Yeah, for sure, but now these days I don’t use it too much, probably because I used it so much back then. I just go in a different direction now. It’s like when I came over to England with no money, and all I could afford was fish and chips. I can’t even look at fish and chips without getting sick… same thing with flangers now.
When did you switch from Marshall heads to Engls?
I really do love the whole Marshall system. It’s big and solid, with a consistently great sound; the most road-worthy amp ever built. You can’t really improve on a classic like that, but it’s always good to switch things up. But that wasn’t the reason for my switch to Engl–that was more a do or die thing.
About two years ago on a UK tour I was using a stand-in guitar tech who managed to run the wrong voltage through both my Marshall amps just before our Wembley Arena show, blowing them all to hell. So with only a couple of hours before I had to play in front of 15,000 fans, my back was severely against the wall with nothing to play through. Luckily, an Engl representative was on tour with us and suggested that I try one of their amps. At that point I had never even heard of Engl and was very reluctant to go down that road, but the circumstances dictated otherwise so I had them throw one up for me to try, and from the first chord I was completely sold. Playing a new brand of amp in front of 15,000 people in your home town was quite an experience, but I loved the sound and have been using them ever since.
Have you consciously focused your attention on using more vibrato styles, or was it a natural evolution?
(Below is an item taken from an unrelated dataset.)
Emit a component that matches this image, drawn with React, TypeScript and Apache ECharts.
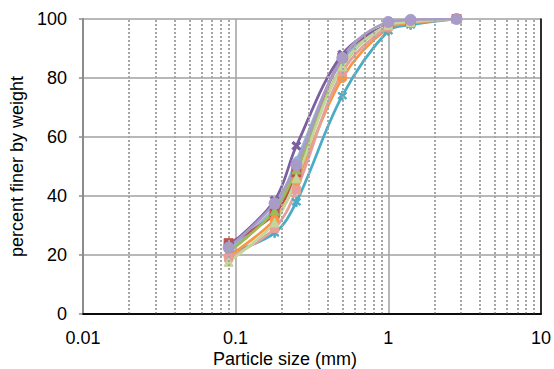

Well, it’s kind of something I’ve always had, but you do have to dial in and pay attention to those stylistic things as time goes on. A simple addition of vibrato, sustain, or a pull of the whammy bar can take an old song in a whole new, refreshing direction. It’s just about reinventing the song in new ways. There is nothing worse than listening to a guitarist playing a straight note, or that million-milean- hour vibrato—that goat kind of a vibrato. I always equate it to a singer or a saxophone player, and how they use their vibrato. You stretch the note up, you let it rest for a second and then you rip into it. You have to give that sound, tone, or note a feel or emotion— something that brings it alive and makes it tangible. Sometimes space and air make all the difference in an ordinary lick or a classic.
Thin Lizzy albums always bring to mind the doubled-guitar sound—whether through a flanger, a phaser, or just recorded in two parts—and that gritty, synchronized Les Paul attack. How did that come about?
[Laughs] There was no tried, trusted and fast way to come up with that kind of stuff. For us, it just came down to what sounded the best on that given day.
In regards to the guitar harmony, a lot of the times we would track it and then do it again to simply thicken up the guitars. For tracks like “Jailbreak” and “The Boys Are Back in Town,” I played the upper register and Brian would layer it with his own tracks, but on the lower registers. Sometimes we’d tune differently, switch guitars, or just use the same exact setup for both layers and guitar tracks. It was primarily for tonal proclivity, just to darken and thicken things up.